Une fois de plus, il ne s’agit pas d’une juxtaposition aléatoire. Pierre souhaite rester sur le sommet de la montagne, en y construisant trois tentes, trois tabernacles pour prolonger la vision (Mt 17, 4). Mais Jésus ne le permet pas : Il tient à ce qu’ils redescendent tous dans la plaine. Le sens est clair : nous participons à la grâce de la Transfiguration non en nous isolant de la souffrance du monde, mais en nous y impliquant. Notre vie quotidienne est transfigurée précisément dans la mesure où, chacun selon sa propre situation, nous partageons la souffrance, la solitude et le découragement de celles et ceux autour de nous.
Tel est le lien entre la gloire sur le mont Thabor et l’angoisse et le désespoir du monde ; tel est le message du Sauveur transfiguré à la race humaine plongée dans la souffrance ; telle est la signification de la Transfiguration pour le monde contemporain. Toutes choses sont susceptibles d’être transfigurées, mais une telle transfiguration n’est possible qu’à travers le port de la Croix. C’est ce que l’Église orthodoxe proclame chaque dimanche aux matines : « Voici que, par la Croix, la joie est venue dans le monde entier. »
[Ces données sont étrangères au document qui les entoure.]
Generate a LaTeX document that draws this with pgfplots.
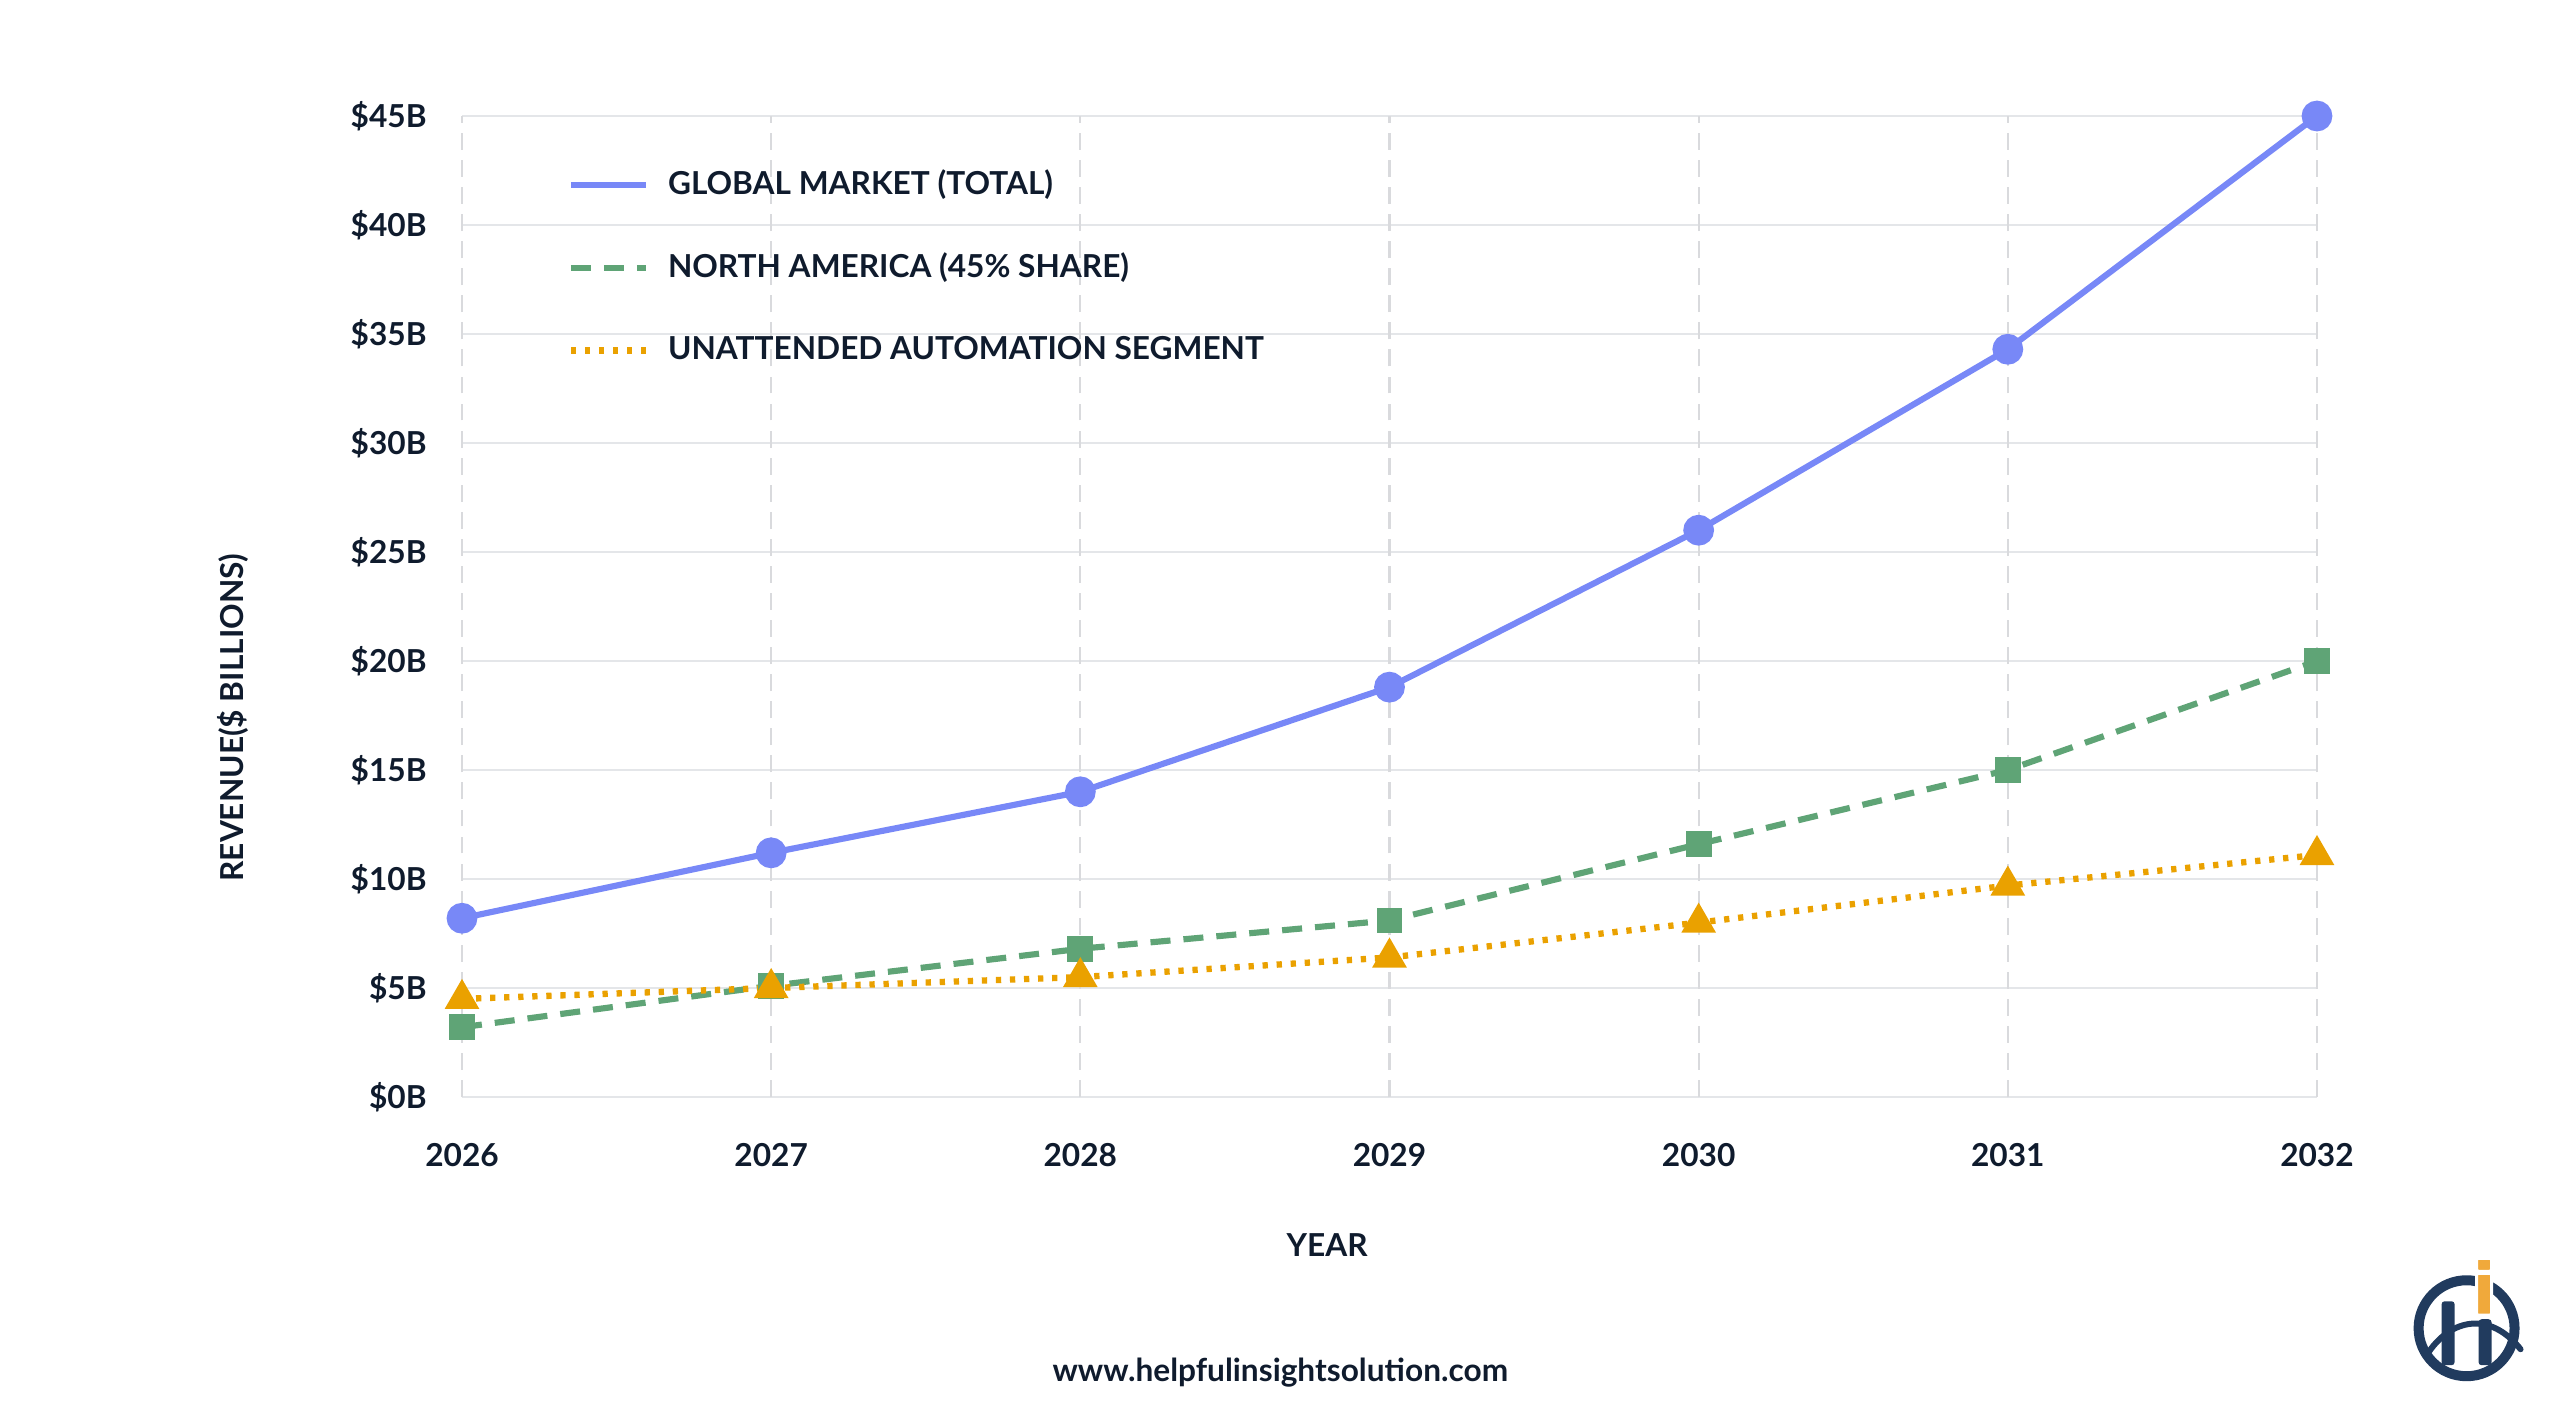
\documentclass[border=0pt]{standalone}
\usepackage{fontspec}
\setmainfont{Lato}
\usepackage{pgfplots}
\pgfplotsset{compat=1.18}

\definecolor{textnavy}{HTML}{0F1B2D}
\definecolor{globalblue}{HTML}{7888F7}
\definecolor{nagreen}{HTML}{5FA476}
\definecolor{uaorange}{HTML}{EAA100}
\definecolor{gridgray}{HTML}{E4E6E9}
\definecolor{vgridgray}{HTML}{D9DADD}
\definecolor{logonavy}{HTML}{213B5E}
\definecolor{logoorange}{HTML}{F0A93B}

\newcommand{\chartfont}{\fontsize{9}{11}\selectfont\bfseries}

\begin{document}
\begin{tikzpicture}
\useasboundingbox (0,0) rectangle (25.6cm,14.22cm);

\begin{axis}[
  at={(4.62cm,3.25cm)}, anchor=south west,
  scale only axis, width=18.55cm, height=9.81cm,
  xmin=2026, xmax=2032, ymin=0, ymax=45,
  clip=false,
  xtick={2026,2027,2028,2029,2030,2031,2032},
  xticklabels={2026,2027,2028,2029,2030,2031,2032},
  ytick={0,5,10,15,20,25,30,35,40,45},
  yticklabels={\$0B,\$5B,\$10B,\$15B,\$20B,\$25B,\$30B,\$35B,\$40B,\$45B},
  /pgf/number format/assume math mode=true,
  tick label style={font=\chartfont, text=textnavy},
  xticklabel style={yshift=-0.34cm},
  yticklabel style={xshift=-0.23cm},
  axis line style={draw=none},
  tick style={draw=none},
  ymajorgrids,
  major grid style={gridgray, line width=0.8pt},
  legend style={draw=none, fill=none, inner sep=0pt,
    at={(0.0566,0.953)}, anchor=north west,
    font=\chartfont, text=textnavy, row sep=0.39cm,
    /tikz/every odd column/.append style={column sep=0.12cm}},
  legend cell align=left,
  legend image code/.code={\draw[#1,mark=none] (0cm,0cm) -- (0.75cm,0cm);},
]

% dashed vertical guides at each year
\pgfplotsinvokeforeach{2026,2027,2028,2029,2030,2031,2032}{
  \draw[vgridgray, line width=0.6pt, dash pattern=on 4.8pt off 2.9pt]
    (axis cs:#1,0) -- (axis cs:#1,45);
}

\addplot[globalblue, line width=1.75pt, mark=*, mark size=3.5pt,
  mark options={solid}]
  coordinates {(2026,8.2) (2027,11.2) (2028,14.0) (2029,18.8)
               (2030,26.0) (2031,34.3) (2032,45.0)};
\addlegendentry{GLOBAL MARKET (TOTAL)}

\addplot[nagreen, line width=1.75pt, dash pattern=on 5.7pt off 3.7pt,
  mark=square*, mark size=2.8pt, mark options={solid}]
  coordinates {(2026,3.2) (2027,5.1) (2028,6.8) (2029,8.1)
               (2030,11.6) (2031,15.0) (2032,20.0)};
\addlegendentry{NORTH AMERICA (45\% SHARE)}

\addplot[uaorange, line width=1.8pt, dash pattern=on 1.5pt off 2.5pt,
  mark=triangle*, mark size=3.9pt, mark options={solid}]
  coordinates {(2026,4.5) (2027,5.0) (2028,5.5) (2029,6.4)
               (2030,8.0) (2031,9.7) (2032,11.1)};
\addlegendentry{UNATTENDED AUTOMATION SEGMENT}
\end{axis}

% labels, footer and logo, positioned in a top-left based grid
\begin{scope}[x=0.01cm, y=-0.01cm, shift={(0cm,14.22cm)}]
  \node[rotate=90, font=\chartfont, text=textnavy] at (233,718) {REVENUE(\$ BILLIONS)};
  \node[font=\chartfont, text=textnavy] at (1328,1246) {YEAR};
  \node[font=\chartfont, text=textnavy] at (1281,1373) {www.helpfulinsightsolution.com};

  % logo
  \draw[logonavy, line width=0.1cm] (2468,1329) circle (48);
  \draw[logonavy, line width=0.06cm, line cap=round]
    (2428,1356) .. controls (2452,1318) and (2492,1312) .. (2522,1350);
  \fill[logonavy, rounded corners=0.03cm] (2443,1302) rectangle (2456,1366);
  \fill[logonavy, rounded corners=0.03cm] (2480,1320) rectangle (2493,1366);
  \fill[logoorange, draw=white, line width=0.03cm, rounded corners=0.02cm]
    (2478,1274) rectangle (2493,1316);
  \fill[logoorange, draw=white, line width=0.03cm, rounded corners=0.02cm]
    (2478,1259) rectangle (2493,1272);
\end{scope}
\end{tikzpicture}
\end{document}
Par la Croix : oui, il n’y a pas d’autre chemin. Pour le Christ lui-même, pour tous ceux qui cherchent à être membres de son Corps, le gloire et la souffrance vont de pair. Dans notre vie, comme dans celle du Christ, les deux collines du Thabor et du Golgotha constituent un seul et même mystère. Être chrétien, c’est participer à la fois et en même temps, d’une part à la kénose et au sacrifice de la Croix, d’autre part à la grande joie de la Transfiguration et de la Résurrection. Nous sommes présents avec le Christ dans la gloire du sommet de la montagne, nous sommes aussi présents avec Lui à Gethsémani et au Golgotha.
« Le paradoxe de la souffrance et du mal », dit le philosophe russe Nicolas Berdiaeff, « se résout dans l’expérience de la compassion et de l’amour ». Cela est vrai non seulement de nous-mêmes, mais du Dieu incarné. Notre Dieu est un Dieu engagé. Il ne donne pas une réponse verbale à la question d’Ivan Karamazov ; sa réponse s’exprime dans la vie, à travers sa compassion, à travers sa participation à notre souffrance, à travers son amour souffrant. Sa transfiguration est pour nous une source de guérison, précisément parce qu’elle est non pas une manière d’échapper au mal et à l’aliénation du monde déchu, mais un engagement inconditionnel au sein même de ces réalités douloureuses. La Transfiguration conduit à la Croix, et la Croix mène à la Résurrection : c’est là que se trouve notre indéfectible espérance.
Le titre de cette conférence était : « La transfiguration du Christ et la souffrance du monde ». Elle aurait aussi pu s’intituler : « La souffrance du Christ et la transfiguration du monde ». Oui, Dostoïevski a raison : « La beauté sauvera le monde. » Mais Isaïe aussi a raison quand il dit : « Certainement, ce sont nos souffrances qu’Il a portées, ce sont nos douleurs dont Il était chargé » (Is 53, 4). La beauté qui sauve le monde est, en fait, la beauté incréée qui rayonne du Thabor ; mais cette même beauté incréée se manifeste tout autant dans le sacrifice de la Croix. La transfiguration du Christ ne nous permet pas de nous évader de toute souffrance, mais elle rend notre souffrance porteuse de vie et créatrice. Souvenons-nous des mots, si forts, de l’apôtre Paul : « Pour nous qui allons mourir, et nous voilà vivants ; [...] pour nous qui sommes tristes, et nous voilà toujours joyeux » (2 Co 6, 9-10).